А он и не появлялся нигде, словно стража все еще стояла у дверей. Лицо похудело, и мало кто видел это — тем редким, что приходили, не давал возможности себя разглядывать. В тень отступал. Не много было теперь света в его покоях, окна задернутыми держал — словно яркое солнце резало глаза.
* * *
В комнате холодно — угли не горят, и окно открыто.
У окна силуэт. Сам — в темно-фиолетовом, ни узора, ни светлого пятнышка. Сливается с сумерками. Кисть в руке танцует над бумагой. Занят рисунком, несмотря на то, что день отступает и света все меньше. Не слышит шагов за спиной — а раньше откликался на шорох крылышек комариных. Человек в хаэне, расшитом красными птицами, подходит ближе, склоняется над художником, опускает руку ему на плечо. Глядит на рисунок.
— Неплохо.
…Такого не ожидал. Йири несколько секунд неподвижен. Потом встает — и только тогда оборачивается. Низкий поклон — и отступает назад. Смотрит куда-то вниз. Лицо неподвижно.
«Мой повелитель… Приветствую вас».
и впервые за много лет замешательство овладевает Юкиро. Ледяная почтительность — наравне с вызовом. И перед ним тот, кто был — солнечный блик, маленькая птица в ладони?
— Сядь, — говорит повелитель. Тот еле заметно качает головой — и остается со сложенными руками.
— Расскажи, как ты тут… — сам опускается на сиденье, небрежно поправляет неудачную складку на хаэне. — Трудно тебе пришлось?
— Да, господин. Но я благодарен тем, кто хоть недолго был рядом.
— Назови их.
Секундная заминка — и звучат имена.
— Они достойны награды.
— А вы полагаете, они рассчитывали на нее? — голос певучий и льется струей холодной воды.
— Не думаю. — И, пристально поглядев на все еще отводящего взгляд: — Что же теперь?
— Я исполню любой ваш приказ.
— А если я не стану приказывать?
— Так не бывает, — он шевельнулся, опустил руки.
— Даже если я люблю тебя?
— Этого — не говорите! — голос наконец дрогнул — или показалось?
— Почему?
— Потому что — если.
…Скользнул вниз и вперед, волосы, словно черный шелковый ливень, а руки — две золотистые птицы вспорхнули. Лицо запрокинуто — и опущено. Вот он, у ног. Словно не дышит. А у другого дыхание замирает — но только запястье перехватывает и сжимает, сильнее, чем следует.
— Ты неправильно все понимаешь, — голос нарочито сух. — Так уж вышло, что Бестелесные наделили тебя красотой. И другими дарами. Ты станешь отталкивать всех уже потому, что они потянулись к тебе? Подобное справедливо?
— Нет…
— Я и другое вижу в тебе. И благодарен за то, какой ты.

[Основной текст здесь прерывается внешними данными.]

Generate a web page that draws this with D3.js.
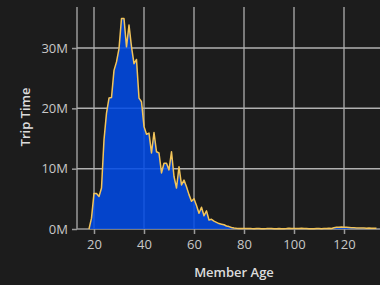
<!DOCTYPE html>
<html><head><meta charset="utf-8">
<script src="https://cdn.jsdelivr.net/npm/d3@7"></script>
<style>
html,body{margin:0;padding:0;background:#1c1c1c;}
svg{display:block;}
text{font-family:"Open Sans","Noto Sans",sans-serif;}
</style></head>
<body>
<svg id="chart" width="380" height="285"></svg>
<script>
// Member age (years)
const ages = d3.range(18, 134);
// Trip time per age, in millions
const tripTime = [
  0.0, 1.8, 5.9, 5.9, 5.4, 6.8, 14.8, 19.2, 21.7, 21.8,   // 18-27
  26.3, 27.7, 29.9, 34.9, 34.9, 30.2, 33.8, 30.2, 27.4, 28.1, // 28-37
  21.7, 21.1, 17.0, 15.7, 15.9, 12.6, 16.0, 12.8, 12.6, 9.3, // 38-47
  10.9, 10.9, 9.8, 12.8, 8.7, 6.8, 10.3, 7.3, 8.1, 7.0,      // 48-57
  5.7, 4.6, 5.0, 3.9, 2.6, 3.6, 2.2, 3.0, 1.5, 1.6,           // 58-67
  1.3, 1.1, 0.9, 0.8, 0.7, 0.5, 0.4, 0.25, 0.15, 0.12,        // 68-77
  0.1, 0.08, 0.07, 0.08, 0.1, 0.07, 0.06, 0.08, 0.1, 0.06,    // 78-87
  0.05, 0.07, 0.1, 0.08, 0.06, 0.05, 0.07, 0.06, 0.05, 0.08,  // 88-97
  0.12, 0.09, 0.07, 0.08, 0.1, 0.12, 0.08, 0.07, 0.06, 0.05,  // 98-107
  0.06, 0.08, 0.07, 0.06, 0.08, 0.1, 0.12, 0.1, 0.2, 0.28,    // 108-117
  0.3, 0.32, 0.3, 0.28, 0.25, 0.22, 0.2, 0.18, 0.16, 0.15,    // 118-127
  0.15, 0.14, 0.15, 0.14, 0.13, 0.13                           // 128-133
];
const xTicks = [20, 40, 60, 80, 100, 120];
const yTicks = [0, 10, 20, 30];
const xTitle = "Member Age";
const yTitle = "Trip Time";

const data = ages.map((a, i) => ({age: a, v: tripTime[i]}));
const svg = d3.select("#chart");
const L = 77, R = 377, T = 7, B = 229;

const x = d3.scaleLinear().domain([13.2, 133.2]).range([L, R]);
const y = d3.scaleLinear().domain([0, 36.8]).range([B, T]);

// background
svg.append("rect").attr("width", 380).attr("height", 285).attr("fill", "#1c1c1c");

// gridlines
const g = svg.append("g");
g.selectAll(".vg").data(xTicks).join("line")
  .attr("x1", d => x(d)).attr("x2", d => x(d)).attr("y1", T).attr("y2", B)
  .attr("stroke", "#d8d8d8").attr("stroke-width", 1);
g.append("line").attr("x1", L).attr("x2", L).attr("y1", T).attr("y2", B)
  .attr("stroke", "#d8d8d8").attr("stroke-width", 1);
g.selectAll(".hg").data(yTicks).join("line")
  .attr("x1", L).attr("x2", 380).attr("y1", d => y(d)).attr("y2", d => y(d))
  .attr("stroke", d => d === 0 ? "#9a9a9a" : "#b0b0b0").attr("stroke-width", 1.5);

// area
const area = d3.area().x(d => x(d.age)).y0(y(0)).y1(d => y(d.v));
svg.append("path").datum(data).attr("d", area)
  .attr("fill", "#004ae8").attr("fill-opacity", 0.86);
const line = d3.line().x(d => x(d.age)).y(d => y(d.v));
svg.append("path").datum(data).attr("d", line)
  .attr("fill", "none").attr("stroke", "#f2c45a").attr("stroke-width", 1.5)
  .attr("stroke-linejoin", "round");

// axes
const xAxis = d3.axisBottom(x).tickValues(xTicks).tickSize(5).tickPadding(6).tickSizeOuter(0);
const xa = svg.append("g").attr("transform", `translate(0,${B})`).call(xAxis);
xa.select(".domain").remove();
xa.selectAll("line").attr("stroke", "#9a9a9a").attr("stroke-width", 1.5);
xa.selectAll("text").attr("fill", "#c8c8c8").attr("font-size", 13)
  .attr("font-family", "'Open Sans','Noto Sans',sans-serif");

const yAxis = d3.axisLeft(y).tickValues(yTicks).tickFormat(d => d + "M").tickSize(5).tickPadding(4).tickSizeOuter(0);
const ya = svg.append("g").attr("transform", `translate(${L},0)`).call(yAxis);
ya.select(".domain").remove();
ya.selectAll("line").attr("stroke", "#9a9a9a").attr("stroke-width", 1.5);
ya.selectAll("text").attr("fill", "#c8c8c8").attr("font-size", 13)
  .attr("font-family", "'Open Sans','Noto Sans',sans-serif");

svg.append("text").attr("x", 234).attr("y", 277).attr("text-anchor", "middle")
  .attr("fill", "#dcdcdc").attr("font-size", 13).attr("font-weight", 600).text(xTitle);
svg.append("text").attr("transform", "translate(30,117) rotate(-90)").attr("text-anchor", "middle")
  .attr("fill", "#dcdcdc").attr("font-size", 13).attr("font-weight", 600).text(yTitle);
</script>
</body></html>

— Я не заслужил благодарности, — Йири все еще неподвижен. — И мне она не нужна.
— А что тебе нужно?
Поднята голова, и темнеют глаза:
— Ничего.
Юкиро указывает на расшитую подушечку, лежащую на полу.
— Иди сюда.
Темно-фиолетовый атлас скрывает подушку — а руки Йири прячет в рукавах. Почти совсем стемнело, и ничто не нарушит общего тона.
— Я зажгу светильник, если угодно.
— Не угодно. Сиди. И подумай, стоило ли мне показывать, что я о тебе помню. Это значит — привлечь внимание. Если ты бесполезен, тебя не тронут — понадеются, что я сам уберу тебя с Островка. Они только выиграют — и не пострадают.
Кивнул, и когда Юкиро снова взял его руку — она стала теплее. Долго молчали оба. Потом заговорил старший:
— Когда ты появился в Восточном крыле, я тебя не заметил. Но когда рассмотрел, почувствовал нежность. Уже тогда… Долго не мог поверить, что ты и вправду мне нужен. Себе удивлялся. А что чувствовал ты?
— Мне действительно отвечать? — что-то хрупкое было в голосе, горькое даже.
— Я спросил.
— Тогда… больше, чем честь… я понимал. Но лишь делал то, что положено. Разве я мог выбирать?
— И все по-прежнему так?
Молчал. Пальцы левой руки застыли, прижатые к циновке. Юкиро выпустил его правую руку.